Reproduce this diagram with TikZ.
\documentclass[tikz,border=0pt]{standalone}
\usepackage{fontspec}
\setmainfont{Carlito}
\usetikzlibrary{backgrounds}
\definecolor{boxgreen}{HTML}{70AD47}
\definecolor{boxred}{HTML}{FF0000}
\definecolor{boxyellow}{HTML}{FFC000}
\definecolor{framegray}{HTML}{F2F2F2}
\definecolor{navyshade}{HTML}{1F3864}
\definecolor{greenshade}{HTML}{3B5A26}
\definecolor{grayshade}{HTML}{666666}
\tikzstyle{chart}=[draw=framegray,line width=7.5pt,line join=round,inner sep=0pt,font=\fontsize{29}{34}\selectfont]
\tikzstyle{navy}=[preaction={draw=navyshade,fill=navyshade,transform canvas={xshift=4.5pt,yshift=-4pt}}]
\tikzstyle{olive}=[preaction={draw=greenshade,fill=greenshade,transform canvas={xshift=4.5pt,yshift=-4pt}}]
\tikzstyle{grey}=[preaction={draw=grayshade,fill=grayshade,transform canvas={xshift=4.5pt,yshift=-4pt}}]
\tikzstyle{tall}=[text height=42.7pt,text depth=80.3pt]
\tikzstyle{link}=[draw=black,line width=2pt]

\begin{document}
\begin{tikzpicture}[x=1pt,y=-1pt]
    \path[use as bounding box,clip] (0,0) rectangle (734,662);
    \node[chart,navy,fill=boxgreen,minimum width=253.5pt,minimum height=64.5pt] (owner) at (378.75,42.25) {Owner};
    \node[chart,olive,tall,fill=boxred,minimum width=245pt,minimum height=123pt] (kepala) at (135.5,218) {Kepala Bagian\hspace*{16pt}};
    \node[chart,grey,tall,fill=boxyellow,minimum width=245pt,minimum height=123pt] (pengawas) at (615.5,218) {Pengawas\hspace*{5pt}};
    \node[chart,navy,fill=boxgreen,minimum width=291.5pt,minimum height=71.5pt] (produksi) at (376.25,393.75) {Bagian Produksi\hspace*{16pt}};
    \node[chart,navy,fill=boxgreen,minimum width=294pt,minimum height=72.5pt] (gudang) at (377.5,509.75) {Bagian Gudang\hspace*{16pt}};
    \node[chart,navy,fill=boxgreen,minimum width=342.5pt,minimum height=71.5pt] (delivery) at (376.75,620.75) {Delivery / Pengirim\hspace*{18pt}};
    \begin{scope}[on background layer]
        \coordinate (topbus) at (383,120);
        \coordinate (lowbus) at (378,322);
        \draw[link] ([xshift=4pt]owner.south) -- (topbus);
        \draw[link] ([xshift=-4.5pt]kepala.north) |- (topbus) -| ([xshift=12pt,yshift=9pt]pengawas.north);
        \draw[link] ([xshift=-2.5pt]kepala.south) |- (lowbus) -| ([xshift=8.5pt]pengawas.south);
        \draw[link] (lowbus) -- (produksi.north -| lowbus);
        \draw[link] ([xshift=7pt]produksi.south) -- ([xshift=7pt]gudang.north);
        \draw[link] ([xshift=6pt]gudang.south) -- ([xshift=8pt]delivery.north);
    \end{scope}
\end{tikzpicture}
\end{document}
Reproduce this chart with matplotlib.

----

*Written request*. Go through the records. Copy each line where "with" appears.

*Final result*.
Reproduce this diagram with TikZ.
Reproduce this chart with matplotlib.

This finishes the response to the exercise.